The drawings from which the plates were made were all done here at Dumbarton Oaks. Van Nice had a drafting room for many years in the basement of the main house, where he and his assistants worked long hours perfecting each plan. Ever meticulous, Van Nice kept careful records of the hours worked on each plate–some of which apparently took 500 hours or more to produce!
The Van Nice collection contains many, many mark ups and drafts of the individual plates, which function like an artist’s studies for a painting; dozens of options for each image were considered. It’s one thing to look at a finished product like the published plates and imagine all of the rigorous prep work that had to go into each image, but it’s another thing to actually be able to see and trace a good deal of that preparation.
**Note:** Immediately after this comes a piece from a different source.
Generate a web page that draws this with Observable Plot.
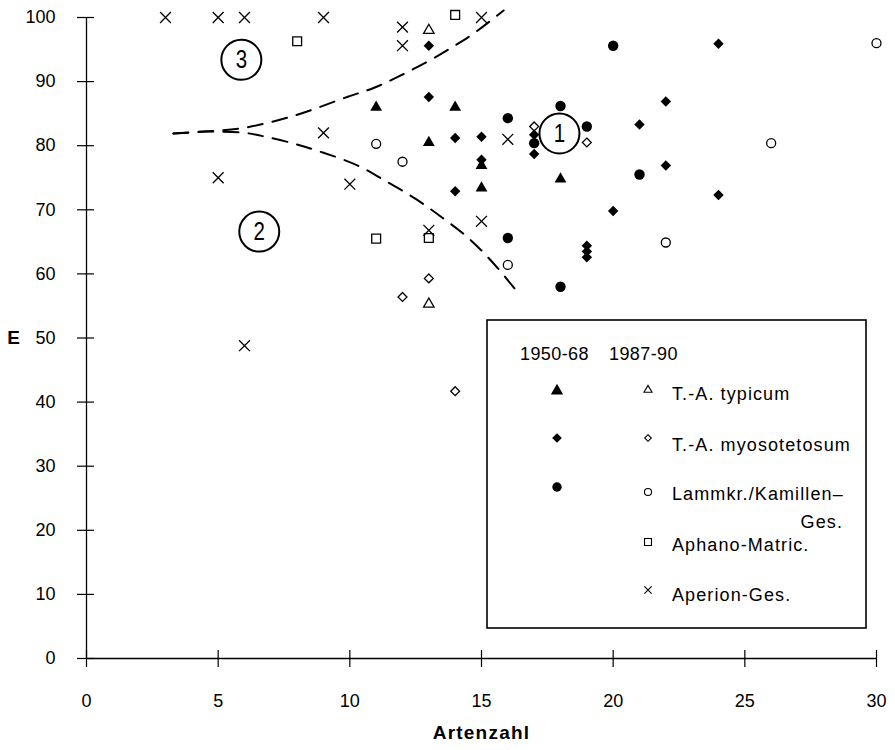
<!DOCTYPE html>
<html>
<head>
<meta charset="utf-8">
<script src="https://cdn.jsdelivr.net/npm/d3@7"></script>
<script src="https://cdn.jsdelivr.net/npm/@observablehq/plot@0.6"></script>
<style>
  body { margin: 0; background: #fff; }
  #chart { position: relative; width: 895px; height: 750px; background: #fff; }
</style>
</head>
<body>
<div id="chart"></div>
<script>
// ---- data ----
const xTicks = [0, 5, 10, 15, 20, 25, 30];
const yTicks = [0, 10, 20, 30, 40, 50, 60, 70, 80, 90, 100];

// 1950-68 (filled symbols)
const typicumOld = [[11, 86], [13, 80.5], [14, 86], [15, 76.9], [15, 73.4], [18, 74.8]];
const myosOld = [[13, 95.6], [13, 87.6], [14, 81.2], [15, 81.4], [15, 77.8], [17, 81.7], [17, 78.7],
  [14, 72.9], [22, 86.9], [21, 83.3], [22, 76.9], [20, 69.8], [19, 64.4], [19, 63.5], [19, 62.6],
  [24, 95.9], [24, 72.3]];
const lammOld = [[20, 95.6], [18, 86.2], [16, 84.3], [19, 83], [17, 80.4], [21, 75.5], [16, 65.6], [18, 58]];

// 1987-90 (open symbols)
const typicumNew = [[13, 98], [13, 55.3]];
const myosNew = [[17, 83], [19, 80.5], [13, 59.3], [12, 56.4], [14, 41.7]];
const lammNew = [[11, 80.3], [12, 77.5], [16, 61.4], [22, 64.9], [30, 96], [26, 80.4]];
const aphanoNew = [[8, 96.3], [14, 100.4], [11, 65.5], [13, 65.6]];
const aperionNew = [[3, 100], [5, 100], [6, 100], [9, 100], [12, 98.5], [12, 95.6], [15, 100],
  [9, 82], [5, 75], [10, 74], [16, 81], [15, 68.2], [13, 66.8], [6, 48.8]];

// dashed boundary curves
const upperCurve = [[3.3, 81.9], [4.5, 82.2], [6, 82.8], [7.9, 84.7], [9.9, 87.6], [10.9, 89],
  [11.8, 90.7], [12.9, 93], [13.9, 95.4], [14.7, 97.5], [15.84, 101.1]];
const lowerCurve = [[3.3, 81.9], [4.5, 82.2], [6, 82], [6.8, 81.4], [7.9, 80.3], [9, 78.9],
  [10.3, 76.9], [11.4, 74.4], [12.5, 71.7], [13.5, 68.8], [14.5, 65.6], [15.4, 61.9], [16.4, 57]];

// circled group numbers
const groupLabels = ["1", "3", "2"];
const groupX = [17.96, 5.88, 6.56];
const groupY = [81.9, 93.4, 66.6];

// legend
const legendHeaders = ["1950-68", "1987-90"];
const legendNames = ["T.-A. typicum", "T.-A. myosotetosum", "Lammkr./Kamillen–", "Aphano-Matric.", "Aperion-Ges."];

// ---- chart ----
const FONT = '"Liberation Sans", Arial, Helvetica, sans-serif';
const NARROW = '"Liberation Sans Narrow", "Arial Narrow", "Liberation Sans", sans-serif';
const X = d => d[0], Y = d => d[1];
const groups = groupLabels.map((t, i) => ({t, x: groupX[i], y: groupY[i]}));

const chart = Plot.plot({
  width: 895,
  height: 750,
  marginLeft: 86,
  marginRight: 19,
  marginTop: 17,
  marginBottom: 92,
  x: {domain: [0, 30]},
  y: {domain: [0, 100]},
  style: {fontFamily: FONT, fontSize: "18px", color: "#000", background: "#fff", overflow: "visible"},
  marks: [
    // axis lines
    Plot.ruleY([0], {strokeWidth: 1.3}),
    Plot.ruleX([0], {strokeWidth: 1.3}),
    // crossing ticks
    Plot.ruleX(xTicks, {x: d => d, y1: 0, y2: 0, insetTop: -8, insetBottom: -9, strokeWidth: 1.2}),
    Plot.ruleY(yTicks, {y: d => d, x1: 0, x2: 0, insetLeft: -9, insetRight: -8, strokeWidth: 1.2}),
    // tick labels
    Plot.axisX({ticks: xTicks, tickSize: 0, tickPadding: 36, label: null, fontSize: 18}),
    Plot.axisY({ticks: yTicks, tickSize: 0, tickPadding: 31, label: null, fontSize: 18}),
    // axis titles
    Plot.text(["Artenzahl"], {text: d => d, frameAnchor: "bottom", dy: 80, fontWeight: "bold", fontSize: 19}),
    Plot.text(["E"], {text: d => d, frameAnchor: "left", dx: -73, textAnchor: "middle", fontWeight: "bold", fontSize: 19}),
    // dashed curves
    Plot.line(upperCurve, {x: X, y: Y, curve: "catmull-rom", stroke: "black", strokeWidth: 2, strokeDasharray: "15,10"}),
    Plot.line(lowerCurve, {x: X, y: Y, curve: "catmull-rom", stroke: "black", strokeWidth: 2, strokeDasharray: "15,10"}),
    // circled group labels
    Plot.dot(groups, {x: "x", y: "y", r: 20, stroke: "black", strokeWidth: 2, fill: "none"}),
    Plot.text(groups, {x: "x", y: "y", text: "t", fontSize: 25, fontFamily: NARROW}),
    // open symbols (1987-90)
    Plot.dot(typicumNew, {x: X, y: Y, symbol: "triangle", r: 3.9, stroke: "black", strokeWidth: 1.3, fill: "none"}),
    Plot.dot(myosNew, {x: X, y: Y, symbol: "diamond2", r: 4, stroke: "black", strokeWidth: 1.3, fill: "none"}),
    Plot.dot(lammNew, {x: X, y: Y, symbol: "circle", r: 4.5, stroke: "black", strokeWidth: 1.3, fill: "none"}),
    Plot.dot(aphanoNew, {x: X, y: Y, symbol: "square", r: 5, stroke: "black", strokeWidth: 1.3, fill: "none"}),
    Plot.dot(aperionNew, {x: X, y: Y, symbol: "times", r: 5, stroke: "black", strokeWidth: 1.3, fill: "none"}),
    // filled symbols (1950-68)
    Plot.dot(typicumOld, {x: X, y: Y, symbol: "triangle", r: 4.4, fill: "black", stroke: "none"}),
    Plot.dot(myosOld, {x: X, y: Y, symbol: "diamond2", r: 4.7, fill: "black", stroke: "none"}),
    Plot.dot(lammOld, {x: X, y: Y, symbol: "circle", r: 5.2, fill: "black", stroke: "none"})
  ]
});
document.getElementById("chart").appendChild(chart);

// typographic touches: spaced axis title, condensed circled numbers
d3.select(chart).selectAll("text").each(function () {
  if (this.textContent === "Artenzahl") d3.select(this).attr("letter-spacing", "1.2px");
});
d3.select(chart).selectAll("g").filter(function () {
  return (this.getAttribute("font-family") || "").startsWith('"Liberation Sans Narrow"');
}).selectAll("text").each(function () {
  const tr = this.getAttribute("transform") || "";
  this.setAttribute("transform", tr + " scale(0.82,1.04)");
});

// ---- legend (overlay inside the plot area) ----
const LW = 381, LH = 310;
const leg = d3.select("#chart").append("svg")
  .attr("width", LW).attr("height", LH)
  .style("position", "absolute").style("left", "486px").style("top", "319px")
  .attr("font-family", FONT).attr("font-size", 18);
leg.append("rect").attr("x", 1).attr("y", 1).attr("width", LW - 2).attr("height", LH - 2)
  .attr("fill", "white").attr("stroke", "black").attr("stroke-width", 1.6);

leg.append("text").attr("x", 34).attr("y", 41).text(legendHeaders[0]).attr("letter-spacing", 0.4);
leg.append("text").attr("x", 123).attr("y", 41).text(legendHeaders[1]).attr("letter-spacing", 0.4);

const sym = (type, size) => d3.symbol(type, size)();
const filledSyms = [[d3.symbolTriangle, 66, 72], [d3.symbolDiamond2, 60, 119], [d3.symbolCircle, 70, 168]];
filledSyms.forEach(([t, s, y]) => {
  leg.append("path").attr("d", sym(t, s)).attr("transform", `translate(71,${y})`).attr("fill", "black");
});
const openSyms = [[d3.symbolTriangle, 28, 71], [d3.symbolDiamond2, 28, 119], [d3.symbolCircle, 40, 173],
  [d3.symbolSquare, 48, 223], [d3.symbolTimes, 36, 271]];
openSyms.forEach(([t, s, y]) => {
  leg.append("path").attr("d", sym(t, s)).attr("transform", `translate(162,${y})`)
    .attr("fill", "none").attr("stroke", "black").attr("stroke-width", 1.1);
});
const labelY = [81, 132, 181, 232, 282];
legendNames.forEach((n, i) => {
  leg.append("text").attr("x", 186).attr("y", labelY[i]).attr("letter-spacing", 1.1).text(n);
});
leg.append("text").attr("x", 357).attr("y", 209).attr("text-anchor", "end").attr("letter-spacing", 1.1).text("Ges.");
</script>
</body>
</html>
Occasionally it makes the project more digestible, and other times the sheer amount of draft material makes it all even more dizzying. I’m still not sure whether roughly five decades seems like too much or too little time to accomplish what Van Nice did.
Here are a few images of the drafts:
And some close up shots from the final product:
The final plates reveal layer after layer of Hagia Sophia, from the outer brickwork to the structural bones. Even though I’ve been looking at these images for months, I’m constantly dumbstruck that each individual windowpane, brick, and crack in the wall was done by hand!